New car buyers are changing their cars more regularly than ever before due to the popularity of PCP finance deals, according to new data from automotive valuation firm Cap Hpi.
Some car manufacturers are reporting average returns of vehicles of 24 months along with a growing number of 18-month leases, while finance deals are predicted to be used more regularly on the used car market.
The new car market has seen a strong period of growth in recent years. Around 80% of new car sales are sold through finance deals, triggering a move in mentality from ‘ownership’ to ‘usership', according to Cap Hpi.
Philip Nothard, retail and consumer specialist at Cap Hpi, said that a few years ago having a car for five years or longer was not uncommon and that younger buyers are driving the shifting trend.
“Young buyers are the new consumers coming through,” Nothard said.
“The mentality is: the car does a job, it costs a certain amount each month, and if they can afford it they get it.

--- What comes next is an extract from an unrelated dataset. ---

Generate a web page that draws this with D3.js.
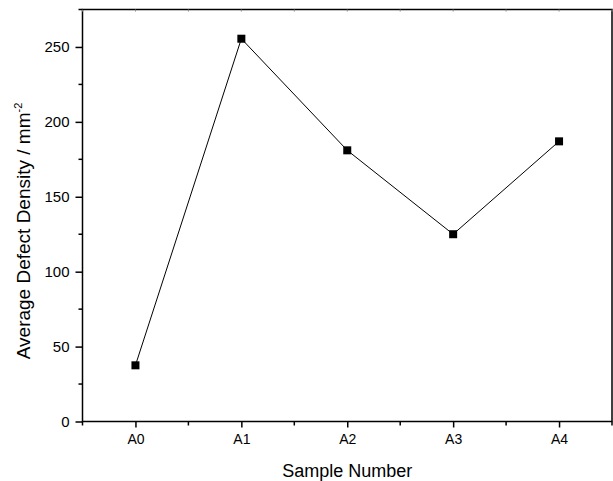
<!DOCTYPE html>
<html>
<head>
<meta charset="utf-8">
<script src="https://cdn.jsdelivr.net/npm/d3@7"></script>
<style>
  body { margin: 0; background: #fff; }
  svg { display: block; font-family: "Liberation Sans", Arial, sans-serif; }
</style>
</head>
<body>
<div id="chart"></div>
<script>
// data
const samples = ['A0', 'A1', 'A2', 'A3', 'A4'];
const density = [37.5, 255.5, 181, 125, 187];
const yTicks = [0, 50, 100, 150, 200, 250];
const yMinorTicks = [25, 75, 125, 175, 225, 275];

const W = 613, H = 481;
const margin = { top: 9.5, right: 1, bottom: 59.5, left: 82.5 };
const innerW = W - margin.left - margin.right;
const innerH = H - margin.top - margin.bottom;

const svg = d3.select('#chart').append('svg')
    .attr('width', W)
    .attr('height', H);

const g = svg.append('g')
    .attr('transform', `translate(${margin.left},${margin.top})`);

const x = d3.scalePoint().domain(samples).range([0, innerW]).padding(0.5);
const y = d3.scaleLinear().domain([0, 275]).range([innerH, 0]);

// minor x ticks sit halfway between samples (and at the frame edges)
const step = x.step();
const xMinor = d3.range(samples.length + 1).map(i => i * step);

// frame
g.append('rect')
    .attr('x', 0).attr('y', 0)
    .attr('width', innerW).attr('height', innerH)
    .attr('fill', 'none')
    .attr('stroke', '#000')
    .attr('stroke-width', 1.5);

// bottom axis
const xAxis = g.append('g')
    .attr('transform', `translate(0,${innerH})`)
    .call(d3.axisBottom(x).tickSize(6).tickPadding(7));
xAxis.select('.domain').remove();
xAxis.selectAll('line').attr('stroke-width', 1.5);
xAxis.selectAll('text').style('font-size', '14px').attr('fill', '#000');
g.append('g')
    .selectAll('line')
    .data(xMinor)
    .join('line')
    .attr('x1', d => d).attr('x2', d => d)
    .attr('y1', innerH).attr('y2', innerH + 4)
    .attr('stroke', '#000').attr('stroke-width', 1.5);

// top axis, tiny inward ticks
g.append('g')
    .selectAll('line')
    .data(samples.map(s => x(s)).concat(xMinor))
    .join('line')
    .attr('x1', d => d).attr('x2', d => d)
    .attr('y1', 0).attr('y2', 2)
    .attr('stroke', '#888').attr('stroke-width', 1);

// left axis
const yAxis = g.append('g')
    .call(d3.axisLeft(y).tickValues(yTicks).tickSize(7).tickPadding(6));
yAxis.select('.domain').remove();
yAxis.selectAll('line').attr('stroke-width', 1.5);
yAxis.selectAll('text').style('font-size', '15px').attr('fill', '#000');
g.append('g')
    .selectAll('line')
    .data(yMinorTicks.filter(v => y(v) >= 0))
    .join('line')
    .attr('x1', -4).attr('x2', 0)
    .attr('y1', d => y(d)).attr('y2', d => y(d))
    .attr('stroke', '#000').attr('stroke-width', 1.5);

// series line + square markers
const line = d3.line()
    .x((d, i) => x(samples[i]))
    .y(d => y(d));

g.append('path')
    .datum(density)
    .attr('d', line)
    .attr('fill', 'none')
    .attr('stroke', '#000')
    .attr('stroke-width', 1);

const sq = 8;
g.append('g')
    .selectAll('rect')
    .data(density)
    .join('rect')
    .attr('x', (d, i) => x(samples[i]) - sq / 2)
    .attr('y', d => y(d) - sq / 2)
    .attr('width', sq)
    .attr('height', sq)
    .attr('fill', '#000');

// axis titles
svg.append('text')
    .attr('x', margin.left + innerW / 2)
    .attr('y', 476.5)
    .attr('text-anchor', 'middle')
    .style('font-size', '18px')
    .text('Sample Number');

const yTitle = svg.append('text')
    .attr('transform', 'translate(30,231) rotate(-90)')
    .attr('text-anchor', 'middle')
    .style('font-size', '19px');
yTitle.append('tspan').text('Average Defect Density / mm');
yTitle.append('tspan')
    .attr('dy', -8)
    .style('font-size', '11px')
    .text('-2');
</script>
</body>
</html>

There’s a lot more of that to come.”
Currently the average month on a 24-month PCP agreement is 20-22 months, while on a 36-month arrangement it's 27-29 months.
Nothard doesn’t believe the trend of changing cars will get much shorter and expects it to stay around the 20 to 24-month period, with 12 months being too short for many drivers.
The increasingly regular change in ownership is most prominent on the new car market and has saturated the used car market, but finance deals on used cars are also likely to see a sharp increase.
“Manufacturers are not showing any signs of easing off," Nothard said. "Finance deals are at the centre of many marketing campaigns.”
"It provides a good source of cars for used dealers because they know exactly where the car has come from. We’re going to start to see growth in the used car market in PCP deals."